▶ PROBLEM:
Where a line contains the word "diagram", copy that line.

▶ AVAILABLE DATA:
## start

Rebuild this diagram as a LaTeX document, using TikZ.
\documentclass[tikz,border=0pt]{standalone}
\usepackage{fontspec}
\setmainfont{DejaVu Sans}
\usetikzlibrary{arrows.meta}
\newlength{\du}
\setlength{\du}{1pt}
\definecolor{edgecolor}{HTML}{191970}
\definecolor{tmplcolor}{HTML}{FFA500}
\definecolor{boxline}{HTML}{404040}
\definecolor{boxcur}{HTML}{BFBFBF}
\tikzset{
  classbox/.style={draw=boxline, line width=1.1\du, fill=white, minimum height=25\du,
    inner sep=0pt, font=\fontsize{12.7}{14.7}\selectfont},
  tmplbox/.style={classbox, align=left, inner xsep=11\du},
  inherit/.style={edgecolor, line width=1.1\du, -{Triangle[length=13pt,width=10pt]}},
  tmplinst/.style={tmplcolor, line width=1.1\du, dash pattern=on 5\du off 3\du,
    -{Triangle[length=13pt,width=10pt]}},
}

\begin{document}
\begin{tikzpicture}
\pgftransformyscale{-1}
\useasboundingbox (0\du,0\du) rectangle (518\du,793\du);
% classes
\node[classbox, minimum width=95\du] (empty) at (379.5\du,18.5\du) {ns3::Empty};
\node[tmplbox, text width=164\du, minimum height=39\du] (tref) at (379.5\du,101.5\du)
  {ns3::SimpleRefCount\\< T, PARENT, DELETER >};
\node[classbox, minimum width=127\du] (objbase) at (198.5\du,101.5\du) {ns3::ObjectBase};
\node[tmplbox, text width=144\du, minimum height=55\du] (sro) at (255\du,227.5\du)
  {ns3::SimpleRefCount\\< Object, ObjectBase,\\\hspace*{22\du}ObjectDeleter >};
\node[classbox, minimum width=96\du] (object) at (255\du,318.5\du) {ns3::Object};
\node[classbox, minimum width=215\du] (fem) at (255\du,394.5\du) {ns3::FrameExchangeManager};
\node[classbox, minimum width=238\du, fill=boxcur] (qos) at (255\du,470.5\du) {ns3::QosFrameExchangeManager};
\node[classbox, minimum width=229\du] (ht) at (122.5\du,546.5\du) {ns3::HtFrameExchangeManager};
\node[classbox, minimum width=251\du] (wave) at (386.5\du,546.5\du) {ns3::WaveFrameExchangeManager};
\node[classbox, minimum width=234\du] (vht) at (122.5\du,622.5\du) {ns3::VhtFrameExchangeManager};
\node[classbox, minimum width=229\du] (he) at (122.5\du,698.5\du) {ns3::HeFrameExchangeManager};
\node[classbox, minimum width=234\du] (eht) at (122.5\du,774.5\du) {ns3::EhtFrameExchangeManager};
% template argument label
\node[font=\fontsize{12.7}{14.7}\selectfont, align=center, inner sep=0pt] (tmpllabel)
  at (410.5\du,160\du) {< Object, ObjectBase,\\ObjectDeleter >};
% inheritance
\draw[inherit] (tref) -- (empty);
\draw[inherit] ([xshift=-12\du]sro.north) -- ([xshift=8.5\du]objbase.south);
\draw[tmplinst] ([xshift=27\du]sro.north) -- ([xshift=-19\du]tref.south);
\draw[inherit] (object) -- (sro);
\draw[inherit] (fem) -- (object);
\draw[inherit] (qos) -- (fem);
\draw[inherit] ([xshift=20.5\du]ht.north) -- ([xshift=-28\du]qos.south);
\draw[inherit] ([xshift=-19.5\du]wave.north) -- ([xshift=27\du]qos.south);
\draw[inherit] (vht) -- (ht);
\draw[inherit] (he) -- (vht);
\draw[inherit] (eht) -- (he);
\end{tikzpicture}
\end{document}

## end
## start

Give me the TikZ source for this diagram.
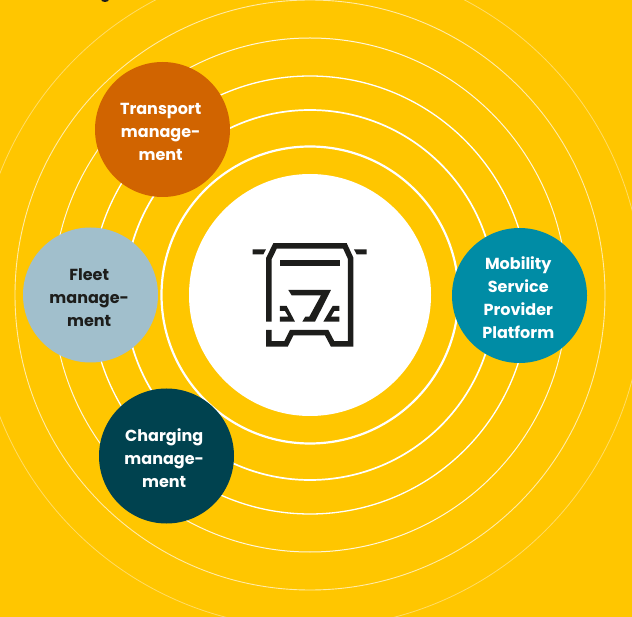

## end

▶ ANSWER TO THE PROBLEM:
Rebuild this diagram as a LaTeX document, using TikZ.
Give me the TikZ source for this diagram.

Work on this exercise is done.